12. 12. A reflective polarizer according to any of Claims 1 to 10, wherein the thermochromic polymerizable mesogenic material contains at least one chiral polymerizable mesogenic compound having one polymerizable group and at least one achiral polymerizable mesogenic compound having two or more polymerizable groups.
13. 13. A reflective polarizer according to any of Claims 1 to 12, wherein the thermochromic polymerizable mesogenic material contains at least one non-polymerizable chiral compound and at least one achiral polymerizable mesogenic compound having one or two polymerizable groups.
14. 14. A reflective polarizer, substantially as hereinbefore described, with reference to Examples 1 to 3.
15. 15. A process of preparing a broadband reflective polarizer comprising a layer of a polymerized mesogenic material exhibiting a helically twisted molecular structure with planar alignment according to any of Claims 1 to 14.
16. 16. A process of preparing a broadband reflective polarizer according to Claim 15, comprising the steps of coating a thermochromic polymerizable mesogenic material comprising a mixture of a) at least one achiral polymerizable mesogenic compound, b) at least one chiral compound that can in addition be polymerizable and/or mesogenic,

    c) a polymerization initiator, d) optionally a dye component, on a substrate or between two substrates in form of a layer, aligned in a planar orientation so that the axis of the molecular helix extends transversely to the layer, polymerizing said material by exposure to heat or actinic radiation, and optionally removing the substrates from the polymerized material, characterized in that the temperature is varied during polymerization of the layer of said polymerizable material.
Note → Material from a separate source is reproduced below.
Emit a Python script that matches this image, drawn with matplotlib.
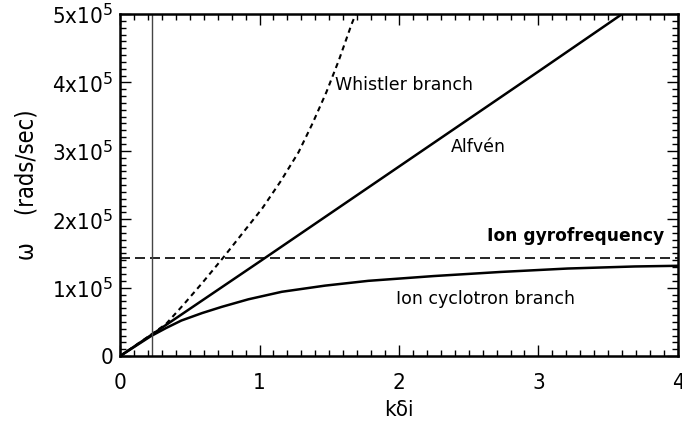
import numpy as np
import matplotlib.pyplot as plt
from matplotlib.ticker import MultipleLocator, FuncFormatter

# 数据
k_whistler = [0.0, 0.22, 0.33, 0.45, 0.59, 0.74, 0.88, 1.02, 1.15, 1.28, 1.38, 1.48,
              1.57, 1.66, 1.69]
w_whistler = [0.0, 0.31e5, 0.47e5, 0.74e5, 1.07e5, 1.44e5, 1.80e5, 2.16e5, 2.55e5, 2.98e5,
              3.40e5, 3.86e5, 4.33e5, 4.85e5, 5.0e5]

k_alfven = [0.0, 1.0, 2.0, 3.0, 3.6]
w_alfven = [0.0, 1.38e5, 2.77e5, 4.16e5, 5.0e5]

k_cyclotron = [0.0, 0.22, 0.33, 0.44, 0.59, 0.73, 0.92, 1.16, 1.47, 1.78, 2.25, 2.73,
               3.21, 3.69, 4.0]
w_cyclotron = [0.0, 0.29e5, 0.41e5, 0.52e5, 0.63e5, 0.72e5, 0.83e5, 0.94e5, 1.03e5, 1.10e5,
               1.17e5, 1.23e5, 1.28e5, 1.31e5, 1.32e5]

gyro_freq = 1.44e5
k_marker = 0.23

tick_font = ['DejaVu Sans']

fig = plt.figure(figsize=(6.82, 4.38), dpi=100)
ax = fig.add_axes([0.176, 0.187, 0.818, 0.781])

ax.plot(k_whistler, w_whistler, color='black', lw=1.5, ls=(0, (2.5, 2)))
ax.plot(k_alfven, w_alfven, color='black', lw=1.8)
ax.plot(k_cyclotron, w_cyclotron, color='black', lw=1.8)
ax.axhline(gyro_freq, color='black', lw=1.2, ls=(0, (6, 3)))
ax.axvline(k_marker, color='#444444', lw=1.0)

ax.text(1.54, 3.96e5, 'Whistler branch', fontsize=12.5, va='center', ha='left')
ax.text(2.37, 3.06e5, 'Alfvén', fontsize=12.5, va='center', ha='left')
ax.text(3.90, 1.75e5, 'Ion gyrofrequency', fontsize=12.3, fontweight='bold', va='center', ha='right')
ax.text(1.98, 0.83e5, 'Ion cyclotron branch', fontsize=12.5, va='center', ha='left')

ax.set_xlim(0, 4)
ax.set_ylim(0, 5e5)
ax.xaxis.set_major_locator(MultipleLocator(1))
ax.xaxis.set_minor_locator(MultipleLocator(0.1))
ax.yaxis.set_major_locator(MultipleLocator(1e5))
ax.yaxis.set_minor_locator(MultipleLocator(1e4))


def ylab(v, pos):
    n = int(round(v / 1e5))
    if n == 0:
        return '0'
    return r'%dx10$^{5}$' % n


ax.yaxis.set_major_formatter(FuncFormatter(ylab))
ax.xaxis.set_major_formatter(FuncFormatter(lambda v, p: '%d' % v))

ax.tick_params(which='both', direction='in', top=True, right=True, width=1.0)
ax.tick_params(which='major', length=8, labelsize=16)
ax.tick_params(which='minor', length=4)
ax.tick_params(axis='x', which='major', pad=12)
ax.tick_params(axis='y', which='major', pad=5)
for lab in ax.get_xticklabels() + ax.get_yticklabels():
    lab.set_family(tick_font)
    lab.set_fontstretch('condensed')
for s in ax.spines.values():
    s.set_linewidth(1.8)

ax.set_xlabel('kδi', fontsize=16, family=tick_font, fontstretch='condensed', labelpad=5)
ax.set_ylabel('ω    (rads/sec)', fontsize=17, family=tick_font, fontstretch='condensed', labelpad=10)

fig.savefig('out.png', dpi=100)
17. 17. A process of preparing a broadband reflective polarizer according to Claim 16, wherein the temperature is varied continuously between a minimum value and a maximum value during polymerization.
18. 18. A process of preparing a broadband reflective polarizer according to Claim 16 or 17, wherein at least one of said substrates is a plastic film.
19. 19. A process of preparing a broadband reflective polarizer according to Claim 16,17 or 18, wherein the thermochromic polymerizable mixture comprises a dye component d) for absorbing the actinic radiation used for polymerization.
20. 20. A process of preparing a broadband reflective polarizer, substantially as hereinbefore described, with reference to Examples 1 to 3.
21. 21. Use of a broadband reflective polarizer according to any of Claims 1 to 14 in a liquid crystal display.
22. 22. A liquid crystal display device comprising a liquid crystal cell and a reflective polarizer according to any of Claims 1 to 14, and optionally further comprising at least one of the following components: I) an optical retardation film with a retardation which is approximately 0.25 times the wavelength of the band reflected by the reflective polarizer, II) a linear polarizer, II1) a compensation film comprising a layer of an anisotropic polymer material with a homeotropic or tilted homeotropic orientation.
23. 23. A liquid crystal display device according to Claim 22, comprising the optical elements l, ll and optionally also Ill, wherein the linear polarizer is preferably situated in the optical path between the reflective polarizer and the liquid crystal cell.
24. 24. A liquid crystal display device according to Claim 22 or 23, comprising the optical elements l, ll and optionally also Ill, wherein the angle between the optical axis of the linear polarizer II and the major optical axis of the optical retardation film I is from 30 degrees to 60 degrees.